Purpose and Purposelessness in Beauty
The search for meaning when we lack answers
In a strange sense, the purpose of art is to be purposeless. Art should be something that we pursue simply for its own sake. We shouldn’t look for beauty because it’s useful for something greater. We should pursue it just because it’s good.
Yet it’s hard to think about beauty without an idea of purpose in mind. Looking at a beautiful painting, hearing a beautiful song, or simply reflecting on a scene from nature, there’s a sense that there’s a sort of order to everything. Saying that something is beautiful almost seems like it’s necessarily saying that it’s a sign of something greater. How strange would it be to say that something is “just” beautiful? That it is beautiful seems to be enough to say that it’s meaningful.

But it’s hard to articulate just what makes beauty meaningful. It’s often hard to articulate what makes something beautiful at all. Real beauty often leaves us struggling to find the right words at all.
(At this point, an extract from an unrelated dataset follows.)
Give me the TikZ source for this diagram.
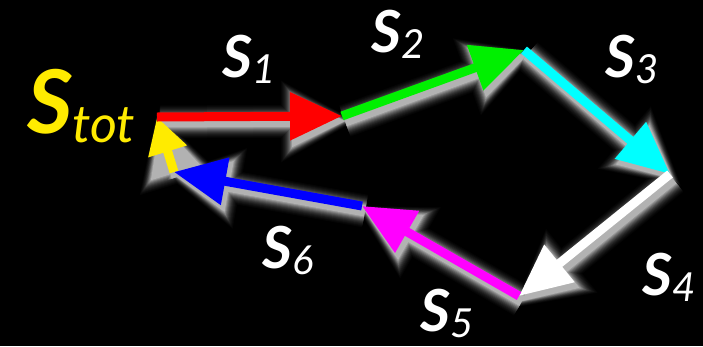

Immanuel Kant once described the judgment of art as “purposive without purpose.” In looking at something beautiful, we’re drawn to think that there must be a higher purpose to it all. It seems that there must be something that makes this all make sense, even if it’s not clear just what that is. It invites us to ask questions that don’t have easy answers—if they have answers at all.
In this sense, the search for beauty is the search for purpose. When trying to understand what makes something beautiful, we’re asking just what could explain this feeling and finding no clear answer. It’s here that we’re free to begin looking for something beyond the everyday.
And we might say that the search for purpose is also a search for beauty. When we’re trying to “understand” a beautiful scene from art, we’re looking for something that explains just what makes this so incredible. We can see the beauty even if we can’t understand what makes it beautiful. The search for purpose in life means looking for the same sort of order that we hope to apply to art or nature. It means looking for something to make the overwhelming understandable.
But perhaps there’s a lesson here: don’t fear the overwhelming. It’s when we face these things that seem so far beyond us that we can move closer to an answer. If we only spend time on things with easy answers and quick solutions, we never have a chance to look for something greater. We need to spend time in the wilderness where there aren’t clear answers set out.
Fyodor Dostoevsky once wrote, “Beauty will save the world.” It’s strange: it seems so easy to understand what this statement means yet so hard to say what it tells us to do. But perhaps this is the point: beauty doesn’t lead us to a simple concrete answer. Instead, it’s an invitation to search for an answer for life.


I love this piece. Beauty brings many to truth.